### Task instructions
Only one stretch of the data below should be repeated: the lines from the line containing "Reproduce this chart with React, TypeScript and D3.js." through the line containing "const y = d3.scaleLinear().domain([60, 100]).range([innerH, 0])", inclusive, exactly as they are.

─── Records provided ───

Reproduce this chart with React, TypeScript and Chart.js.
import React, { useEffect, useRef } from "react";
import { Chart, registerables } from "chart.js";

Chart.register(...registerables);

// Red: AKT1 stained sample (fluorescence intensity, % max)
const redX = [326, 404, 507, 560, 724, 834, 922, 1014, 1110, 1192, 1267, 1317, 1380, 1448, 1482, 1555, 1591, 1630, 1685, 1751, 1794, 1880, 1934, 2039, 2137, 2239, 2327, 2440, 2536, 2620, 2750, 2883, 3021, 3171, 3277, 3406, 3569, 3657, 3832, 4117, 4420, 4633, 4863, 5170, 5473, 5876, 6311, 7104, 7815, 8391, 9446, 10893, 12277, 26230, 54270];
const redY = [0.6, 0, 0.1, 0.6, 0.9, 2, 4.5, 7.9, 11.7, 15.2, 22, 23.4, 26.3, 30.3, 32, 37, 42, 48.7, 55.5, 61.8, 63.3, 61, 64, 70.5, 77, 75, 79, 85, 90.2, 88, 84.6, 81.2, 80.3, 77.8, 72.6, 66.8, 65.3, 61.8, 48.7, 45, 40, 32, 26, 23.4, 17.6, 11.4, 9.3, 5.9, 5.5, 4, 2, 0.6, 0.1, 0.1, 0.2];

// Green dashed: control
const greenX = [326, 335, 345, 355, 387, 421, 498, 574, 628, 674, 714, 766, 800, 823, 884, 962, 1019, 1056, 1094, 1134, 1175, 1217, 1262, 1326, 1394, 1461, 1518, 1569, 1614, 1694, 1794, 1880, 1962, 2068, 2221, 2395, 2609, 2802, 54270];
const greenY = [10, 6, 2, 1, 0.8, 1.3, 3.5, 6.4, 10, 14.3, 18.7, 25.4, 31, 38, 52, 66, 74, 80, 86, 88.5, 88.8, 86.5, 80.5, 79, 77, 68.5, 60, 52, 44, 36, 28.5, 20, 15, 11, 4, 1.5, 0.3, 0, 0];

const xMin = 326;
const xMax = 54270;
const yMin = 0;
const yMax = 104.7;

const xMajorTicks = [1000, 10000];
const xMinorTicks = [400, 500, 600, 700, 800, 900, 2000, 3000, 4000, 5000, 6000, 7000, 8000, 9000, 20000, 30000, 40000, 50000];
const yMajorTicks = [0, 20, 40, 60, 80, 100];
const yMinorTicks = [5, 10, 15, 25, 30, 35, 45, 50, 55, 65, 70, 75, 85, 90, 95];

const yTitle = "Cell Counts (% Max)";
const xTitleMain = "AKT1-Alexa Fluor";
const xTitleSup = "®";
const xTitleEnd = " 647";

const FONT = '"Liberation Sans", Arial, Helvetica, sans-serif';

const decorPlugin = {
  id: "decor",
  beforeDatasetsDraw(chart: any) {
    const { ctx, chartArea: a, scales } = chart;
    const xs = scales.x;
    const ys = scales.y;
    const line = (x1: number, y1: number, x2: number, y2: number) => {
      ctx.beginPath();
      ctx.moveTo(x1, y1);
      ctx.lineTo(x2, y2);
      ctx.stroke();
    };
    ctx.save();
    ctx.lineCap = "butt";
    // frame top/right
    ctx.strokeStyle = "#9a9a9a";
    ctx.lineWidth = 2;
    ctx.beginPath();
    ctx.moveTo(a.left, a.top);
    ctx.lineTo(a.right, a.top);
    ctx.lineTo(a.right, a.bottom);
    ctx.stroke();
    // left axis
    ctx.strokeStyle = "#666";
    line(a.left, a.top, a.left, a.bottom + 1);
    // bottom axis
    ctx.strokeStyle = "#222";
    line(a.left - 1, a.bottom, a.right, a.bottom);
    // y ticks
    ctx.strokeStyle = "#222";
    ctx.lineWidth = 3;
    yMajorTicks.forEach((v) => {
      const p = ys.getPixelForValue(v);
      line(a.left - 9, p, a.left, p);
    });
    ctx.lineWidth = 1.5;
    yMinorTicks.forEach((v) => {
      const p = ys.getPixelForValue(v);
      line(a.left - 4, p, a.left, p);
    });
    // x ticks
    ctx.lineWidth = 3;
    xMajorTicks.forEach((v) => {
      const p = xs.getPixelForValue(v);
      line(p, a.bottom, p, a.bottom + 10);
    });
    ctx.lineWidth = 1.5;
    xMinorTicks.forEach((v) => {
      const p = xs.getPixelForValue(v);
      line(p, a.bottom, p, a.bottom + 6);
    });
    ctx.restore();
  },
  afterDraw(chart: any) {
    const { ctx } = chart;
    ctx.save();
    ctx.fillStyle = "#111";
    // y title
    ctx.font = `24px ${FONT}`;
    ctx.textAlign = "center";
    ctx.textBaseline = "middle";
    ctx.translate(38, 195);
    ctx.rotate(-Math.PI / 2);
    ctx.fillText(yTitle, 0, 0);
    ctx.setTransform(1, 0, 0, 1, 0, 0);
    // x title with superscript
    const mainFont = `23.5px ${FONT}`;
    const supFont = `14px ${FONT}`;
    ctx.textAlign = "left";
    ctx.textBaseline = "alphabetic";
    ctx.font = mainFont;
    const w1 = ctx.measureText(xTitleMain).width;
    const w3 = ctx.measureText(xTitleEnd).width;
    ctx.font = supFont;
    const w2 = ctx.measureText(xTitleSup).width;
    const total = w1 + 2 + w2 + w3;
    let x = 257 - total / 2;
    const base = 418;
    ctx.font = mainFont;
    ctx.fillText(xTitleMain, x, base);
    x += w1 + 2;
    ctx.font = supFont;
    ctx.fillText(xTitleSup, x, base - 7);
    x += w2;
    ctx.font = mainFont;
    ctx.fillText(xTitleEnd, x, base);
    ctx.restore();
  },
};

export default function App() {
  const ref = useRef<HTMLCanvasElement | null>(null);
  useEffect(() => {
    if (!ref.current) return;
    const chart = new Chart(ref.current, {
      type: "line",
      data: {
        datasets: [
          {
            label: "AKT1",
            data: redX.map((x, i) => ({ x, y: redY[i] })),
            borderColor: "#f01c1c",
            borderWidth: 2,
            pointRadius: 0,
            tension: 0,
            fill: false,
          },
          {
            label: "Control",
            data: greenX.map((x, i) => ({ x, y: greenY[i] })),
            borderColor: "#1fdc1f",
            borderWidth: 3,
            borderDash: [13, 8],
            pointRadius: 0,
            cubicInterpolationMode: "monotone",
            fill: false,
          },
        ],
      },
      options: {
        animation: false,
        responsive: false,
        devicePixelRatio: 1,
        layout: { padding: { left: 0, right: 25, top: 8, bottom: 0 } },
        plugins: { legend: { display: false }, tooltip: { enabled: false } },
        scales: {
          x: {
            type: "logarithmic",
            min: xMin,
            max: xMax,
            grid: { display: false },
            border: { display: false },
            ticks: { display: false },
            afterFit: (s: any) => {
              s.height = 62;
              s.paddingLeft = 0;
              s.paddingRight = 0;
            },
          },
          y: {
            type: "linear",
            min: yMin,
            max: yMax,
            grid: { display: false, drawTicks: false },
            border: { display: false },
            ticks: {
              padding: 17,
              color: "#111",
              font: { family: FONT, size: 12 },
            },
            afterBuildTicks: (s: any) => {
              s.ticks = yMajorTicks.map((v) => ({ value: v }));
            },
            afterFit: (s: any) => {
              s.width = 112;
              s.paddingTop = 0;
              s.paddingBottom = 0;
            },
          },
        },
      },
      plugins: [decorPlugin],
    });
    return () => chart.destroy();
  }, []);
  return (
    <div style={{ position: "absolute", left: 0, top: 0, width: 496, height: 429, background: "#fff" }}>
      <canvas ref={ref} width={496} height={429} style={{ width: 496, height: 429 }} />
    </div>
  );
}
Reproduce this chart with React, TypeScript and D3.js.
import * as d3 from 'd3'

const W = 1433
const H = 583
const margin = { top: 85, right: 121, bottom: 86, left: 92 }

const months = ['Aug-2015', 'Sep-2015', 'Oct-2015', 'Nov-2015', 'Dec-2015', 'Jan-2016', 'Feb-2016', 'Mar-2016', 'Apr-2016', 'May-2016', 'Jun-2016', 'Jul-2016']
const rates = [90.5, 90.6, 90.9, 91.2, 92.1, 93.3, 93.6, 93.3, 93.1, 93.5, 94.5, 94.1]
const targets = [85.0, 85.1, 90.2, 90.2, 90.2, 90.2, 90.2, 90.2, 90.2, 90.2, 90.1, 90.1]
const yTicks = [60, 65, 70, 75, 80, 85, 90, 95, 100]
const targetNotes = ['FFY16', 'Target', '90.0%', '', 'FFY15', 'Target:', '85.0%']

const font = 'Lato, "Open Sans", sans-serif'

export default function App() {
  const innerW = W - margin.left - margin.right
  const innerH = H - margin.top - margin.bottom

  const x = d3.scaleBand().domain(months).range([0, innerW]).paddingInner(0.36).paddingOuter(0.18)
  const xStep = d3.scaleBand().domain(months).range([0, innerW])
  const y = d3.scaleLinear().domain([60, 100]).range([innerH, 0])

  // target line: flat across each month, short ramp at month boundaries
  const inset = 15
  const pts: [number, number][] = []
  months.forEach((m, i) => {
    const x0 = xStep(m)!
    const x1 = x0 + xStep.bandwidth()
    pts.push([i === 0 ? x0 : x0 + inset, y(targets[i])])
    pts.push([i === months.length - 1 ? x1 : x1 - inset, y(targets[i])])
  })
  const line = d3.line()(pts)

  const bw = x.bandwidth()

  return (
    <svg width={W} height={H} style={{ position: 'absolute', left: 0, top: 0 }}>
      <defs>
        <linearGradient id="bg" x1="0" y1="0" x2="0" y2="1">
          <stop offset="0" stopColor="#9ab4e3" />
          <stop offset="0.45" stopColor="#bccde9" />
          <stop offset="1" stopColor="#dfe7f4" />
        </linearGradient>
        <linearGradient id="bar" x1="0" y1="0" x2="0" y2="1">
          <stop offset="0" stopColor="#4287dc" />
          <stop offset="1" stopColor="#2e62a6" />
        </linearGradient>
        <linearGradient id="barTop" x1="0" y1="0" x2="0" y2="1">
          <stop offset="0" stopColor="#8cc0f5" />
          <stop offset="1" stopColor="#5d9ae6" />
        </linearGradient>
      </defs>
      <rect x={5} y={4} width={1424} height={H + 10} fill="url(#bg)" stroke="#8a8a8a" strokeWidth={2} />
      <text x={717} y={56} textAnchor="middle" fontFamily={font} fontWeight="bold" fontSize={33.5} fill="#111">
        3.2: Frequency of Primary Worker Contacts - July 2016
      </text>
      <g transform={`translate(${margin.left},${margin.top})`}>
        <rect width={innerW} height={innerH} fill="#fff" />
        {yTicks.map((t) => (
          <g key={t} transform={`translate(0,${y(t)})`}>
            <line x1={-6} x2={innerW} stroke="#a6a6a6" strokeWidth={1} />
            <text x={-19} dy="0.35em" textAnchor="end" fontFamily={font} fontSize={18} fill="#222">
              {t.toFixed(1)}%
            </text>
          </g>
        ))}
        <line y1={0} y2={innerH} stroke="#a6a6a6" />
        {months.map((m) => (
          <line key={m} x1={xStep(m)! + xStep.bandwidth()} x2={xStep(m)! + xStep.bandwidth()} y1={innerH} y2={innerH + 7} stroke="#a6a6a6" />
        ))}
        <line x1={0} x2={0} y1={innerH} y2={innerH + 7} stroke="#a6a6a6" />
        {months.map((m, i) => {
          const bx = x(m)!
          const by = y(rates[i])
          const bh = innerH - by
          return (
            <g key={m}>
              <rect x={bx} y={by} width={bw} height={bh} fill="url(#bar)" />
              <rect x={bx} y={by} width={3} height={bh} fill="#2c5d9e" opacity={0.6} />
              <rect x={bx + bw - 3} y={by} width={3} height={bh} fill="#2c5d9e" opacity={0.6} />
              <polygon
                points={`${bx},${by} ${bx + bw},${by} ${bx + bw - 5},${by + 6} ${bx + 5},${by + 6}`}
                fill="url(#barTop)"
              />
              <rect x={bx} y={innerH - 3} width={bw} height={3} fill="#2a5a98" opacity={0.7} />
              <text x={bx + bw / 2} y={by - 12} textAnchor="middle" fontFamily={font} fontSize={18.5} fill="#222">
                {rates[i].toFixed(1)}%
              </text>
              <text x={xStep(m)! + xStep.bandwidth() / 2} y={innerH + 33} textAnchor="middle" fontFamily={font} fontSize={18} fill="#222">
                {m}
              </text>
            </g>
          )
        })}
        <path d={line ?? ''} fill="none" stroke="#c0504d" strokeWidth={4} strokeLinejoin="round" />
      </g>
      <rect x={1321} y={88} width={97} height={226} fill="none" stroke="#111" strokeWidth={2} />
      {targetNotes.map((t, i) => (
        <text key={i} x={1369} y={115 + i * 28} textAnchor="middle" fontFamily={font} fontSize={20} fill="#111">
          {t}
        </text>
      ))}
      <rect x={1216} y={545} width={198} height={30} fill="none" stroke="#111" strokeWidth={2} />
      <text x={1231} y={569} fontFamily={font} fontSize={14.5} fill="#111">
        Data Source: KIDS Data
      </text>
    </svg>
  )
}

───

### Exercise response
Reproduce this chart with React, TypeScript and D3.js.
import * as d3 from 'd3'

const W = 1433
const H = 583
const margin = { top: 85, right: 121, bottom: 86, left: 92 }

const months = ['Aug-2015', 'Sep-2015', 'Oct-2015', 'Nov-2015', 'Dec-2015', 'Jan-2016', 'Feb-2016', 'Mar-2016', 'Apr-2016', 'May-2016', 'Jun-2016', 'Jul-2016']
const rates = [90.5, 90.6, 90.9, 91.2, 92.1, 93.3, 93.6, 93.3, 93.1, 93.5, 94.5, 94.1]
const targets = [85.0, 85.1, 90.2, 90.2, 90.2, 90.2, 90.2, 90.2, 90.2, 90.2, 90.1, 90.1]
const yTicks = [60, 65, 70, 75, 80, 85, 90, 95, 100]
const targetNotes = ['FFY16', 'Target', '90.0%', '', 'FFY15', 'Target:', '85.0%']

const font = 'Lato, "Open Sans", sans-serif'

export default function App() {
  const innerW = W - margin.left - margin.right
  const innerH = H - margin.top - margin.bottom

  const x = d3.scaleBand().domain(months).range([0, innerW]).paddingInner(0.36).paddingOuter(0.18)
  const xStep = d3.scaleBand().domain(months).range([0, innerW])
  const y = d3.scaleLinear().domain([60, 100]).range([innerH, 0])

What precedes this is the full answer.